Crossing the Border

It was at a cozy little park in the middle of Belle Meade that was near my daughter’s preschool. Looking back, I can honestly say that is when our changes began.

We called it “tiny park.” It joined our roster of favourite parks for daughter-unit to play in after school ended to tire her out. Soulmate and I were those “no television” parents the mainstream types dread who wanted our kid to grow up without the electronic babysitter (and we desperately needed help!)

Being nearby the preschool where she attended, our daughter would often run into school friends on the playground. Inevitably she would take a break from the action, slide up to us and ask us to talk to the other parents for a playdate. I would always answer that I would try, go up to said parents and introduce myself, chit-chat about our kids...then make the ask.

“Sure! Your girl is sooooo well behaved. Let’s do that sometime. So where do you live around here?”

“We don’t.”

“When are you moving in?”

“We’re not.”

“Well....”

No playdate, almost. Save for one family from the school...and that stopped after I no longer beat around the bush about not moving to the west side of town. Our inherited culture of straight privilege had hit its first major roadblock by the mid-2000’s.

Soulmate and I had graduated from a prep college together in the late 80’s with all the expectations placed upon those who matriculate upon her domain.

Ten years later we had both successfully graduated from the school of Dave Ramsey and had bought a former HUD house for cash on the “wrong” side of town.

No debt led to no mortgage, and eventually a reassessment of what was really important to our lives. No debt meant we got to be real parents who took a real interest in our child.

No debt also meant I could no longer use a second full-time job to take my mind off of my gender dysphoria. No debt led to a deep personal hell that would lead to my breakdown and to becoming a woman with the pen name of Julie Chase.

No debt eventually led to Soulmate and I each taking courage to live our individual truths as an open lesbian couple, with no more excuses to fake our marriage anymore as something we never truly were.

No debt also meant no upper-class playmates for our kid and no realistic chance at the private high school preps either...yes, we felt like crap for that.

No debt meant we could be free. That would become very important later...for we never imagined then that we would live in a modern era where open bigotry would become fashionable, kids would be killed standing up to white supremacists and an elected government would be seemingly cheering the bigots on.
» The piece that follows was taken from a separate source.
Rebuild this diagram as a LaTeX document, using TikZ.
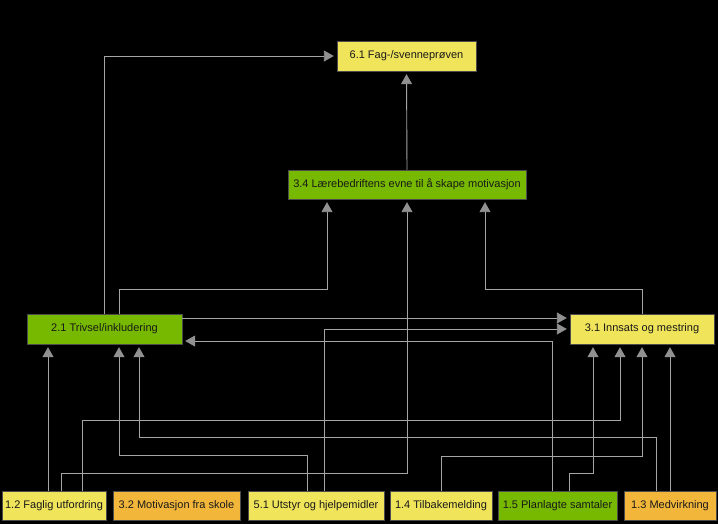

No debt meant we could choose. We chose to fight. I finally took an open stand in the culture war, but only after I saw fellow political travelers embrace the dark side in fear of people like us. Not Soulmate...she was already there long ago. I have only recently come on board as a result of necessity. Yes, I feel like crap for that too...and rightfully so. I wasn't blind all these years…

I was naive.

The Death and Life of Marsha P. Johnson was a hard movie for me to watch recently. This is the documentary about the lives of transgender women pioneers in Stonewall Era New York City. I had covered it for this magazine back in December, and I’m still thinking about it as I write this while watching my now high-school age daughter do calculus. Ms. Johnson was likely murdered in 1992...the year we ran away.

When I started this column in the summer before the catastrophe that was our recent presidential election, I thought I could bring my past life as a politically conservative pre-transition woman over with me to a certain extent. Perhaps some elements of it...because it wasn't all bad.

And then I returned to the community and realized that this is no longer a philosophical argument or a polite disagreement with those who hate us. It is a cold civil war...and like it or not, I have managed to take a side. It was always a war, but I just didn’t see it.

I never supported the other side, but I did enable it. I never saw evil over there...just familiar faces. Faces who do not understand me anymore. Who wonder why I am doing any of this? Who no longer talk to me…

I have never personally dealt with bigotry until now. It is never open, but it is always present under the surface. I feel angry over it -  at the bigotry and at myself. I should have seen this before and tried to have done something about it when I was on the other side. But I rationalized it away and was an apologist for this behaviour to a certain extent. My prior actions allowed it to fester amongst new and long time friends and I am now sickened by some of what I have publicly argued before.

I fell for it, and I feel like a complete fool.

Someone recently told me that there were good Nazis too back in the day...but they were Nazis.

We fight Nazis.

WWCD. What would Churchill do? Stand, Fight...Win.

Because there is no other choice for any of us in this community.

There never really was.


 

Julie Chase is the pen name for a local trans woman.